KNA: Herr Vogel, beschreiben Sie uns bitte einmal den Menschen Karl Lehmann.
Vogel: Er war in jeder Hinsicht bemerkenswert und ungewöhnlich. Mit ihm führte ich über Jahrzehnte die interessantesten und inhaltsreichsten Gespräche. Beim Abschied freute ich mich schon auf die nächste Begegnung.
KNA: Was machte ihn für Sie so sympathisch?
Vogel: Dass er als junger Professor und als Bischof einer der ältesten und bedeutendsten Diözesen sowie als Vorsitzender der Deutschen Bischofskonferenz Mensch geblieben ist. Er hat sich nie hinter Ämter zurückgezogen und war offen für jedes Gespräch.
KNA: Welche Situationen haben Sie ganz besonders in Erinnerung?
Vogel: Eines Tages - wohl im Herbst 1967 - kam der spätere Kardinal Friedrich Wetter als Professor in Mainz zu mir – in der Hand einen überquellenden Aktenordner mit Lehmanns zweiter Promotion. Er bat mich, den Text zu lesen und Lehmann zu seinem Nachfolger zu berufen.
Und ich weiß noch, wir waren mit dem Auto auf dem Weg von Warschau nach Danzig, ein deutscher Sender war nur mühsam zu empfangen. Als wir dann doch in den Nachrichten von Lehmanns Wahl zum Vorsitzenden der Deutschen Bischofskonferenz erfuhren, hat unser Fahrer vor Freude fast die Gewalt über das Auto verloren.
Wir mussten sogar eine Strafe zahlen. In einer der finstersten Stunden meines Lebens, als ich 1988 auf dem CDU-Landesparteitag unterlag, hat Lehmann mich als einer der ersten besucht und mir Trost und Mut zuzusprechen versucht.
KNA: Welche Leistung sehen Sie für die katholische Kirche in Deutschland?
Vogel: Karl Lehmann hat zwei Leben in einer Person verwirklicht: Er war ein herausragender Wissenschaftler und gleichzeitig eine den deutschen Katholizismus 40 Jahre prägende Figur. Er sagte nicht nur, Theologie sei die interessanteste Wissenschaft, er lebte es auch.
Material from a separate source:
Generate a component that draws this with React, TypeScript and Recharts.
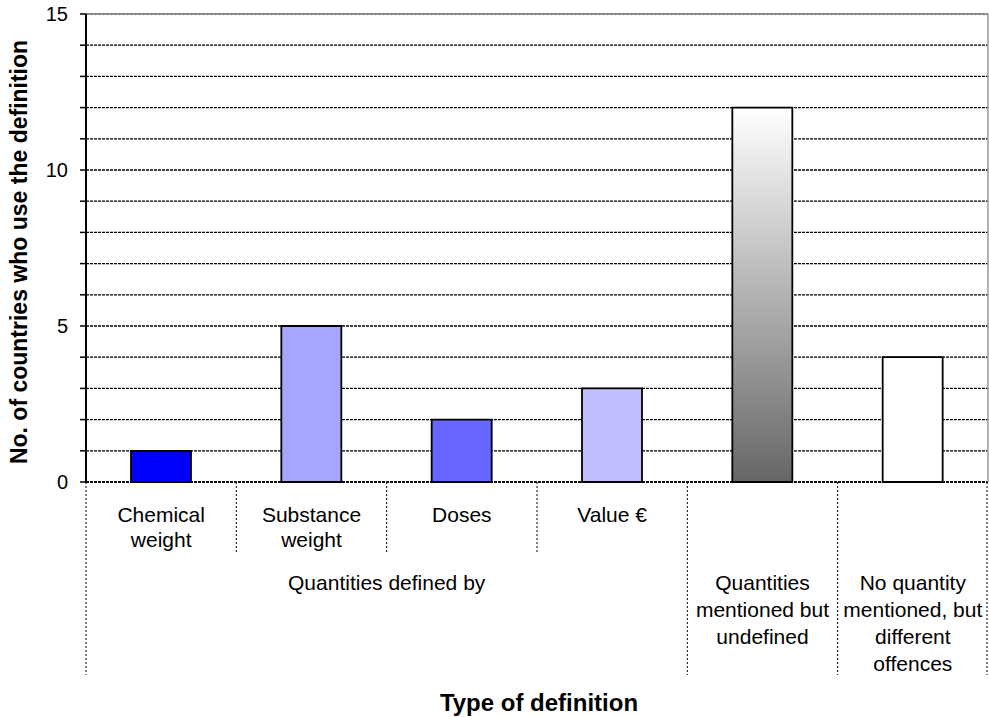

Wobei seine Zuhörer in Kauf nehmen mussten, dass seine Ansprachen keine leichte Kost waren. Er nahm die Zuhörer bei seinen kürzeren oder längeren Vorlesungen in die Pflicht. Ihm selbst war die Fähigkeit gegeben, bei langen Veranstaltungen einzunicken.
KNA: Themenwechsel. Mit Blick auf die Weltkirche...
Vogel:... besteht an seiner Papst- und Romtreue kein Zweifel. Gleichwohl hatte er wie wenige den Mut zu widersprechen und musste dafür in Kauf nehmen, erst unverhältnismäßig spät zum Kardinal kreiert zu werden.
KNA: Es gab Einschätzungen, wegen der vielen überdiözesanen Funktionen habe er sein Bistum vernachlässigt.
Vogel: Diese Auffassungen wurden gelegentlich geäußert. Ich bin anderer Meinung. Durch seine Rolle in Deutschland und der Welt hat er mehr zum Ruf des Bistums beigetragen, als wenn er sich nur um Mainz gekümmert hätte.
KNA: Wo sehen Sie die Leistung des Theologen Lehmann?
Vogel: Den Lehrersohn aus Sigmaringen hat er nie verleugnet. Er räumte dem Dialog zwischen Wissenschaft und Glaube großen Raum ein. Beides war für ihn kein Widerspruch, sondern gegenseitige Bedingung. Unvergessen ist mir sein Bischofshaus mit riesigen Mengen an Büchern. So etwas habe ich nie wieder gesehen.
Seine Tausenden von Publikationen zeigen – er hat sie gelesen und genutzt. Er hat das Zentralkomitee als Vertretung der Laien geachtet und ist ihm beigesprungen, wenn Hilfe nötig war. Auch gegenüber anderen Kardinälen. Und es darf nicht vergessen werden: Karl Lehmann war ein großer Ökumeniker.